或许,我真的老了,老在一个称呼,老在一件衣服,也老在了一首首歌里。“池塘边的榕树上,知了在声声叫着夏天……”至今我依然在心里千万次唱响这首歌谣,尽管我已被曾经的夏天远远地甩在身后。在歌声里,我看见一株草的枯萎,一条河的枯竭,一颗星的陨落,更看见了一个人的老去。

站在镜子前,我仔细端详自己,忘记了眼角的皱纹是哪年深的,脸庞的斑点是哪年长的,从哪一年冬天学会了失眠,从哪一个月夜喜欢上回忆。从哪一年秋天眼睛开始朦胧,甚至看不清亲友。突然间,我觉得自己像一株草,看见了泛着白光的镰刀;像一头牛,瞧见了扬起的鞭影。岁月多么好,它用独具匠心的刀痕,雕刻了独一无二的我。

年近五十了,想到此,不止一次地心惊肉跳。我真的老了,老到儿子跟我说照顾好自己,别为他操心,老到父母不再忍心打扰我。

夕阳敲打在玻璃窗上,慢慢照亮我的衣衫,照亮我手里的残书,暗暗喜欢的字句就慢慢发亮了,这是我命里的字句,它藏着我深深的情愫。在它面前,所有的急躁得以平息,所有的伤感在此中修复。

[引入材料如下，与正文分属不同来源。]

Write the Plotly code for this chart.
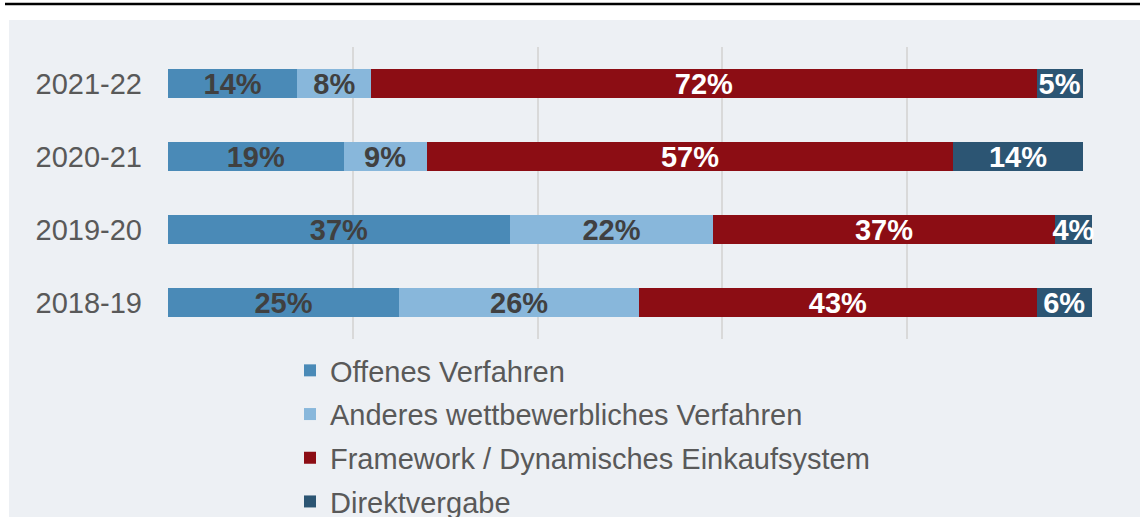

在一场接一场的推杯换盏中,我长了一岁又一岁,父母老了一年又一年。我依然踩着朝阳,或者踏着星光,往返在看望父母的路上,看着父亲将一杯杯红茶喝下去,听着母亲让一件件往事浮上来。我只需坐在那里,静静地看着他们,也让他们深深地瞧着我。

不由想到,或许老去也是一件幸福的事儿。